We all just thought we’d done a little too much dope. When we came home, I didn’t think about it. Until your mother got pregnant. You were nearly a stillborn, Charlie. They had to cut your mother open to untangle you from your umbilical cord. Somehow it had gotten wrapped around your neck. The doctors told us there was a good chance you and your mother could die in a natural childbirth. Even after the C-section, your mom almost died.

I spent the next two weeks fearing for the both of you. You wouldn’t eat and she was so sick, Charlie. Then that creature showed up at the hospital, like some sort of jester. I remember staring it down through door to your mother’s hospital room. It didn’t enter, it just sat there, licking at the air. After a few minutes, it scurried down the hall. One of the nurses showed up seconds later, to tell me that you’d stopped breathing.

You know the rest of the story, son. Everyone survived, miracles all around. Things went back to normal for your mother and you were a happy, healthy baby. But that thing never left me. It would show up at my hotels when I was traveling for work, eating crackers so you and your mom could eat what you wanted. It showed up when your brother was born and the doctors said this time would almost certainly kill your mother. It showed up when you came out of the closet and all I could think about was the AIDS crisis your mother and I lived through. It kept coming back, cause up until you were born, I’d never really feared losing something so much.

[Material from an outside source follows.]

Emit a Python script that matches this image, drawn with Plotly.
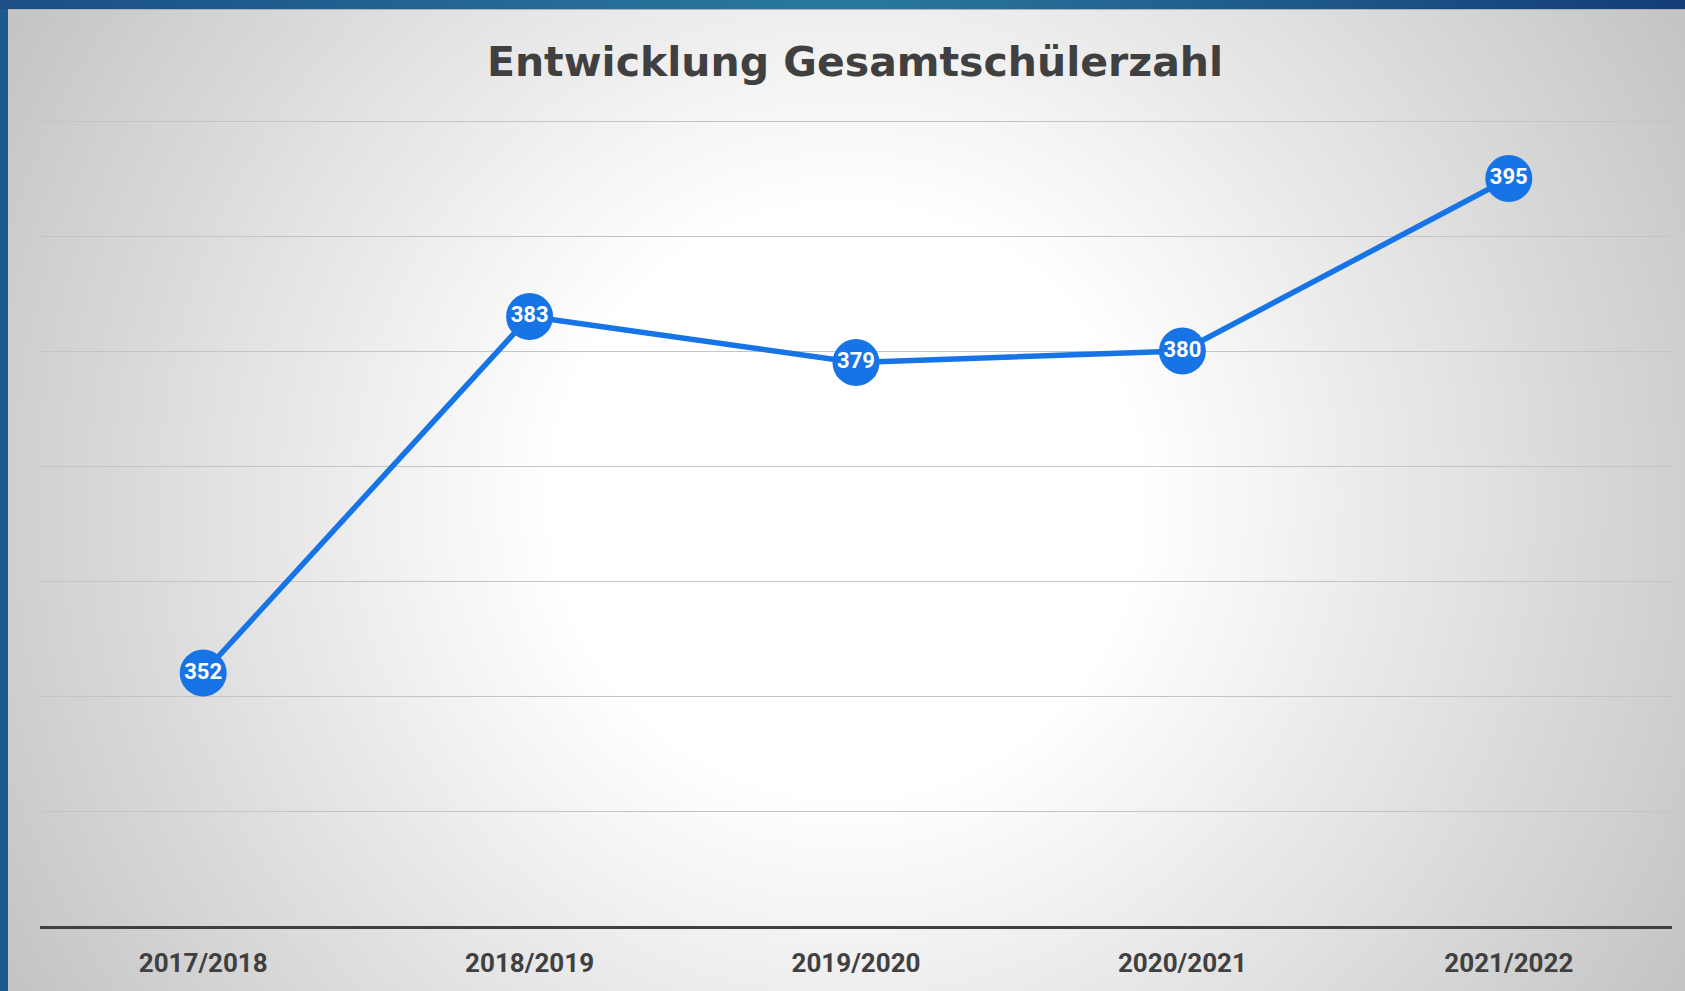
import base64, struct, zlib
import numpy as np
import plotly.graph_objects as go

# ---- data ----
categories = ["2017/2018", "2018/2019", "2019/2020", "2020/2021", "2021/2022"]
students = [352, 383, 379, 380, 395]
title_text = "Entwicklung Gesamtschülerzahl"

W, H = 1685, 991

# ---- background image (radial gradient + blue frame) ----
def make_png(arr):
    h, w, _ = arr.shape
    raw = b"".join(b"\x00" + arr[i].tobytes() for i in range(h))
    def chunk(tag, data):
        c = struct.pack(">I", len(data)) + tag + data
        return c + struct.pack(">I", zlib.crc32(tag + data) & 0xffffffff)
    png = b"\x89PNG\r\n\x1a\n"
    png += chunk(b"IHDR", struct.pack(">IIBBBBB", w, h, 8, 2, 0, 0, 0))
    png += chunk(b"IDAT", zlib.compress(raw, 9))
    png += chunk(b"IEND", b"")
    return "data:image/png;base64," + base64.b64encode(png).decode()

yy, xx = np.mgrid[0:H, 0:W].astype(np.float32)
cx, cy = 846.0, 500.0
r = np.sqrt((xx - cx) ** 2 + (yy - cy) ** 2)
g = 255.0 - 0.088 * np.clip(r - 300.0, 0, None)
g = np.clip(g, 0, 255).astype(np.uint8)
img = np.stack([g, g, g], axis=-1)

# top bar gradient
top_h, left_w = 9, 8
t = np.linspace(0, 1, W)
c_left = np.array([0x1b, 0x4f, 0x86], dtype=float)
c_mid = np.array([0x2a, 0x7a, 0x9e], dtype=float)
c_right = np.array([0x14, 0x3d, 0x77], dtype=float)
bar = np.where(t[:, None] < 0.5,
               c_left + (c_mid - c_left) * (t[:, None] / 0.5),
               c_mid + (c_right - c_mid) * ((t[:, None] - 0.5) / 0.5))
img[:top_h, :, :] = bar[None, :, :].astype(np.uint8)
img[top_h, left_w:, :] = 178
# left bar
img[:, :left_w, :] = np.array([0x1f, 0x5a, 0x8e], dtype=np.uint8)
img[:top_h, :left_w, :] = np.array([0x1b, 0x4f, 0x86], dtype=np.uint8)

bg_uri = make_png(np.ascontiguousarray(img))

# ---- figure ----
line_color = "#1774E6"
fig = go.Figure()
fig.add_trace(go.Scatter(
    x=categories, y=students,
    mode="lines+markers+text",
    line=dict(color=line_color, width=5.5),
    marker=dict(size=47, color=line_color, line=dict(width=0)),
    text=[str(v) for v in students],
    textposition="middle center",
    textfont=dict(family="Roboto", size=22, color="white", weight="bold"),
    hoverinfo="x+y",
    cliponaxis=False,
))

x0, x1 = 40 / W, 1672 / W
# axis 330 at y=926 px, 400 at y=121 px -> 11.5 px / unit; range extended to 401
y_bot, y_top = (H - 926) / H, (H - 109.5) / H

fig.update_layout(
    width=W, height=H,
    margin=dict(l=0, r=0, t=0, b=0),
    paper_bgcolor="#d8d8d8",
    plot_bgcolor="rgba(0,0,0,0)",
    showlegend=False,
    title=dict(
        text=title_text,
        x=855 / W, xanchor="center",
        y=1 - 62 / H, yanchor="middle",
        font=dict(family="DejaVu Sans", size=41, color="#404040", weight="bold"),
    ),
    images=[dict(
        source=bg_uri, xref="paper", yref="paper",
        x=0, y=1, sizex=1, sizey=1, xanchor="left", yanchor="top",
        sizing="stretch", layer="below",
    )],
    xaxis=dict(
        domain=[x0, x1],
        range=[-0.5, 4.5],
        showgrid=False,
        showline=True, linecolor="#404040", linewidth=3,
        ticks="outside", ticklen=12, tickcolor="rgba(0,0,0,0)",
        tickfont=dict(family="Roboto", size=26, color="#404040", weight="bold"),
        zeroline=False,
    ),
    yaxis=dict(
        domain=[y_bot, y_top],
        range=[330, 401],
        dtick=10, tick0=330,
        showgrid=True, gridcolor="#c4c4c4", gridwidth=1,
        showticklabels=False, zeroline=False, showline=False,
    ),
)

fig.write_html(
    "out.html",
    config={"displayModeBar": False},
    post_script="document.body.style.margin='0';document.body.style.padding='0';",
)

So I gave you up. When your mom started asking questions, I shut her out. I was cold and callous, so maybe you wouldn’t feel so bad when I finally pushed you all away. I thought that if I could remove you from my life, I wouldn’t fear losing you so much. And then maybe that creature would leave us alone.

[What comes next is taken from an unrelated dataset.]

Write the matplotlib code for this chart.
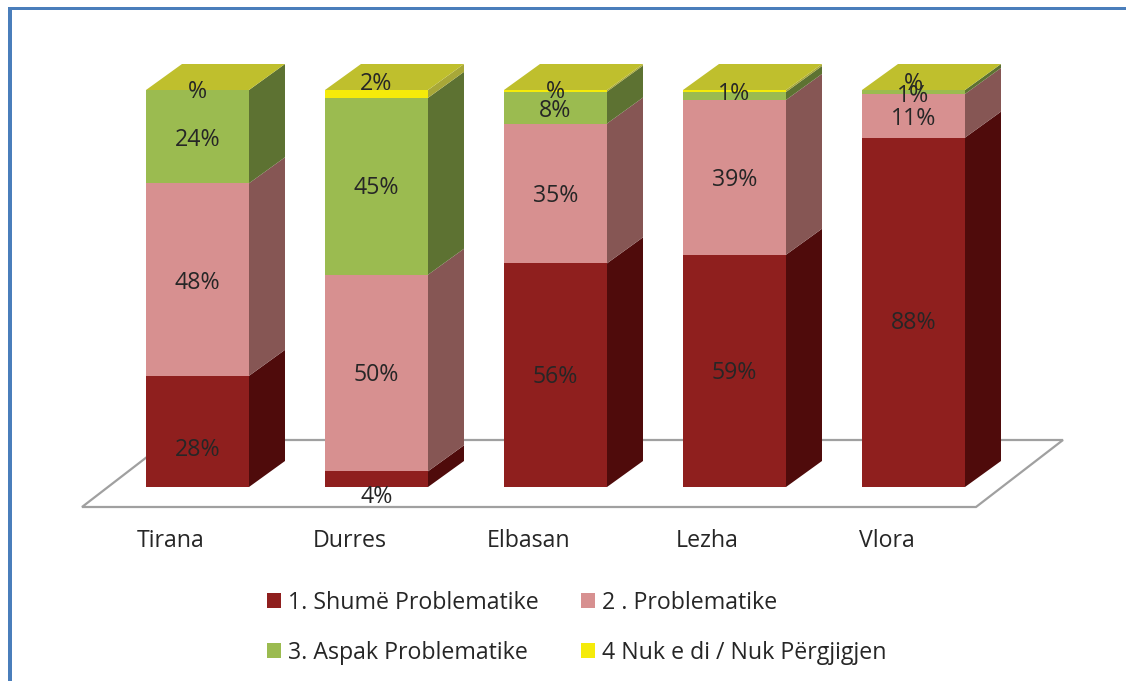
import numpy as np
import matplotlib
matplotlib.use("Agg")
import matplotlib.pyplot as plt
from matplotlib.patches import Polygon, Rectangle

plt.rcParams['font.family'] = ['Open Sans', 'DejaVu Sans']

cities = ["Tirana", "Durres", "Elbasan", "Lezha", "Vlora"]
series_names = ["1. Shumë Problematike", "2 . Problematike", "3. Aspak Problematike", "4 Nuk e di / Nuk Përgjigjen"]

shume = [28, 4, 56, 58.5, 88]
problematike = [48.5, 50, 35, 39, 11]
aspak = [23.5, 45, 8, 2, 1]
nuk_di = [0, 2, 0.4, 0.5, 0]

# labels as printed on the chart, some lost their number
shume_lbl = ["28%", "4%", "56%", "59%", "88%"]
problematike_lbl = ["48%", "50%", "35%", "39%", "11%"]
aspak_lbl = ["24%", "45%", "8%", "", "1%"]
nuk_di_lbl = ["%", "2%", "%", "1%", "%"]

front_cols = ["#8F1F1E", "#D79090", "#9BBB50", "#F5EB0A"]
side_cols = ["#4F0B0B", "#865654", "#5D7232", "#A8A838"]
top_col = "#BFBF2D"
frame_col = "#4A7EBB"

# label heights, the original labels were moved by hand
shume_y = [9.2, -2.4, 27.8, 28.8, 41.2]
problematike_y = [51.5, 28.1, 73.2, 77.4, 92.8]
aspak_y = [87.5, 75.2, 94.6, 0, 98.6]
nuk_di_y = [99.6, 101.4, 99.6, 99.1, 101.6]

PX_X = 179.0   # pixels per category
PX_Y = 3.97    # pixels per percent
BAR_W = 103 / PX_X
DX = 36 / PX_X
DY = 26 / PX_Y
FS = 16.7

fig = plt.figure(figsize=(11.26, 6.81), dpi=100)
ax = fig.add_axes([0, 0, 1, 1])
ax.set_xlim(-197.5 / PX_X, (1126 - 197.5) / PX_X)
ax.set_ylim((487 - 681) / PX_Y, 487 / PX_Y)
ax.axis("off")


def px(x, y):
    return (x - 197.5) / PX_X, (487 - y) / PX_Y


# blue frame, only top and left are visible
ax.add_patch(Rectangle(px(8, 681), 4 / PX_X, 674 / PX_Y, color=frame_col, lw=0, zorder=1))
ax.add_patch(Rectangle(px(8, 10), 1118 / PX_X, 3 / PX_Y, color=frame_col, lw=0, zorder=1))

# floor
floor = [px(82, 507), px(976, 507), px(1063, 440), px(169, 440)]
ax.add_patch(Polygon(floor, closed=True, fc="white", ec="#A0A0A0", lw=1.6, zorder=1))

data = np.array([shume, problematike, aspak, nuk_di], dtype=float)
shares = data / data.sum(axis=0) * 100
x = np.arange(len(cities))

bottom = np.zeros(len(cities))
handles = []
for s in range(4):
    bars = ax.bar(x, shares[s], BAR_W, bottom=bottom, color=front_cols[s], lw=0, zorder=3)
    handles.append(bars[0])
    for i in range(len(cities)):
        r = x[i] + BAR_W / 2
        y0 = bottom[i]
        y1 = bottom[i] + shares[s][i]
        if y1 > y0:
            side = [(r, y0), (r + DX, y0 + DY), (r + DX, y1 + DY), (r, y1)]
            ax.add_patch(Polygon(side, closed=True, fc=side_cols[s], lw=0, zorder=3))
    bottom += shares[s]

for i in range(len(cities)):
    l = x[i] - BAR_W / 2
    r = x[i] + BAR_W / 2
    top = [(l, 100), (r, 100), (r + DX, 100 + DY), (l + DX, 100 + DY)]
    ax.add_patch(Polygon(top, closed=True, fc=top_col, lw=0, zorder=3))

all_lbl = [shume_lbl, problematike_lbl, aspak_lbl, nuk_di_lbl]
all_y = [shume_y, problematike_y, aspak_y, nuk_di_y]
for s in range(4):
    for i in range(len(cities)):
        if all_lbl[s][i]:
            ax.text(x[i], all_y[s][i], all_lbl[s][i], ha="center", va="center",
                    fontsize=FS, color="#262626", zorder=5)

for i, c in enumerate(cities):
    ax.text(i - 0.15, px(0, 541)[1], c, ha="center", va="center", fontsize=FS, color="#262626")

order = [0, 2, 1, 3]
ax.legend([handles[k] for k in order], [series_names[k] for k in order], ncol=2,
          loc="upper left", bbox_to_anchor=(267 / 1126, 1 - 591 / 681), frameon=False,
          fontsize=FS, labelcolor="#262626", handlelength=0.61, handleheight=0.61,
          handletextpad=0.3, columnspacing=1.83, labelspacing=1.1, borderpad=0, borderaxespad=0)

fig.savefig("out.png", dpi=100)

But it didn’t. Even after your mom left and took you with her, after I stopped working overtime and let you fend for yourself. Hell, if anything, it got closer to me. I knew that as long as my family was alive, I’d have to deal with this thing. What was I supposed to do? Kill you? I thought about it once, only for a second, but boy did that thing seem to like the idea.

If you’re still reading this, then I’m assuming it has latched on to you now. It wouldn’t last long on your brother, but you, boy it’d eat you right up. That’s why I used to make you watch all those scary movies. I thought it might toughen you up a bit, but it did the opposite. When you started telling your mom I was scratching at your window at night to spook you, that’s when I decided I needed to make you all leave. Because, Charlie, I wasn’t doing it. When I swore to your mother it wasn’t me, I wasn’t lying, but I couldn’t tell her the truth. She would have had me committed and it would have been free to get you.

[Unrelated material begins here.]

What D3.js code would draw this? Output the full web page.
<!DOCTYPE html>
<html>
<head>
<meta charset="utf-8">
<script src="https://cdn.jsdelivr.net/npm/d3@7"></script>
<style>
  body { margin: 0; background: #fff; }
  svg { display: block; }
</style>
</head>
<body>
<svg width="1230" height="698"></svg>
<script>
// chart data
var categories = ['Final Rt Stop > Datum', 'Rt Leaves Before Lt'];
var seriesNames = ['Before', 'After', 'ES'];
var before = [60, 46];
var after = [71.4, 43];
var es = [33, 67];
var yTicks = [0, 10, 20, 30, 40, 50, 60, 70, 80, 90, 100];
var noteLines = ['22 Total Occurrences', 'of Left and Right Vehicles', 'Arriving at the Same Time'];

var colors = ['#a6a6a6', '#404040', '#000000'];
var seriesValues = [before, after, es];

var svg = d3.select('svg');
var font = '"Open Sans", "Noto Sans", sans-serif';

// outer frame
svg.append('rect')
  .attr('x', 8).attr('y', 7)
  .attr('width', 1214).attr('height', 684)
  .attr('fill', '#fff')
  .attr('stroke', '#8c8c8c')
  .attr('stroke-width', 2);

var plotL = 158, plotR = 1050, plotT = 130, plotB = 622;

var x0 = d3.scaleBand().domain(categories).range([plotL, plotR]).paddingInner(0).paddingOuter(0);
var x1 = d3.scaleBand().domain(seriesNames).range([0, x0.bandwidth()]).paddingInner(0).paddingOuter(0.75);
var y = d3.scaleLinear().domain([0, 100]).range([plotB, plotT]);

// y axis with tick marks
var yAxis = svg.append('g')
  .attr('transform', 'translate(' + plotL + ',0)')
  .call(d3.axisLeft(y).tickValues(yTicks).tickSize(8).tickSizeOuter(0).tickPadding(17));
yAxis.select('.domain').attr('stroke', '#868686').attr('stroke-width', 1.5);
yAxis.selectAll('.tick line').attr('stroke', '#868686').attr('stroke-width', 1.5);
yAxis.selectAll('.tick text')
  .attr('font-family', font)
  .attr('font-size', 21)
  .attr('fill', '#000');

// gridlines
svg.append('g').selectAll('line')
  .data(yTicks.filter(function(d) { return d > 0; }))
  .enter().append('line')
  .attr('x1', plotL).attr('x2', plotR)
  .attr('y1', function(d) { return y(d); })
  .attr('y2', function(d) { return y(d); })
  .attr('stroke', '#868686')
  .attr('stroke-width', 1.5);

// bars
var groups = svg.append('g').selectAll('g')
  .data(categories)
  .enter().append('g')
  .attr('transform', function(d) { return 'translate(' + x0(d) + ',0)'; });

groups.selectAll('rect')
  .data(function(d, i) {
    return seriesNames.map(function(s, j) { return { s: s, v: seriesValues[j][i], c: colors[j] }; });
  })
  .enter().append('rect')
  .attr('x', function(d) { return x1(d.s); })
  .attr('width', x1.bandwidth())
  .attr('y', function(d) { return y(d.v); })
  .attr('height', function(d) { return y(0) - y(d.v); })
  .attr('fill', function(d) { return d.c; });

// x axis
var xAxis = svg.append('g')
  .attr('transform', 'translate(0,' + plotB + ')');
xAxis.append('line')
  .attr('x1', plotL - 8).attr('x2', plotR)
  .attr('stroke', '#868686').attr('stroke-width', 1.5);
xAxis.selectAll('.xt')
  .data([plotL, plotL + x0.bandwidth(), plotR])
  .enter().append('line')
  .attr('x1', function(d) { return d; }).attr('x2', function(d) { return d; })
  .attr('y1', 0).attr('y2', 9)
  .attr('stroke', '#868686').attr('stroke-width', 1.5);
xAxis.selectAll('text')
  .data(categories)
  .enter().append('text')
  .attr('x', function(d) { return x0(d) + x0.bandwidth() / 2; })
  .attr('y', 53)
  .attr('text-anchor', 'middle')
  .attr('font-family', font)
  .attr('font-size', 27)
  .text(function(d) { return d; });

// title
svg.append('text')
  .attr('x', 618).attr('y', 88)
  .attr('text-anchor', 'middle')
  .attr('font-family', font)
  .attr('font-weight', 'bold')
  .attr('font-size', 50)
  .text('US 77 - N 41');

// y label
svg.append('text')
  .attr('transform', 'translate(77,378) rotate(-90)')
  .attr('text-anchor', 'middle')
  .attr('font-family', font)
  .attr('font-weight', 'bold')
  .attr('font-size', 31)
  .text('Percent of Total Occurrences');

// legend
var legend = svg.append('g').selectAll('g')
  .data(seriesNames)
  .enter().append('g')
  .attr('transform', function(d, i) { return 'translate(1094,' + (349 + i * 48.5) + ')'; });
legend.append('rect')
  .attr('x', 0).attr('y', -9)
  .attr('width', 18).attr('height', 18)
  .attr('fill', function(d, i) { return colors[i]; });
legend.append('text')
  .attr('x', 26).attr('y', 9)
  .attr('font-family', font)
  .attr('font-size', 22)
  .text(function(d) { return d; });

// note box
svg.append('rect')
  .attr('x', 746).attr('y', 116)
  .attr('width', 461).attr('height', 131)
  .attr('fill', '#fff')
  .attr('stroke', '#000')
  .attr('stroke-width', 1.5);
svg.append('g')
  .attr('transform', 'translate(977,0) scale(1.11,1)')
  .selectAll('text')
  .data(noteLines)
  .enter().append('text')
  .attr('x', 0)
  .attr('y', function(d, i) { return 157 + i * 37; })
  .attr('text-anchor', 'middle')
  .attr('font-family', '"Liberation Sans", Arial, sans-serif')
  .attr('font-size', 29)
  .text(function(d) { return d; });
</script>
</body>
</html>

I’m sorry son, but I’m sure that doesn’t mean much now. I’ll be dead soon enough. You’ll find my body the next time you come over to write. I’m sure it’ll look like a heart attack, but eventually you figure it out. This thing, well, it can’t live on fear alone. At least, not the kind of fear your body can sustain. It’s been growing more and more violent the last few days. Soon I think it’ll scare me to death.

Isn’t that ridiculous?

The letter just stopped there. There was no signature, nothing else. I sat in the attic with the letter in my hand for a few minutes, pondering. I got the distinct feeling that I wasn’t alone anymore, but my mind was racing too fast for me to care. All the years of nightmares, the doctor’s appointments and therapy referrals, and it turns out I’d been right the whole time.

I stared blankly down at the letter, thoughts and memories flooding my mind. Every spook, every fright in the middle of the night, possibly every single time I’d been afraid in my whole life, I’d been feeding this thing. No wonder I struggled with drugs and depression. And no wonder I didn’t hear it behind me.

Its mocking laugh didn’t startle me as much as the coldness of its touch. It gripped my shoulders, and it pushed. I tumbled through the attic door frame, wincing as I braced to hit the ground. I heard the crack of bone as I landed face first into the garage floor below. Its foul tongue caressed my face before I lost consciousness.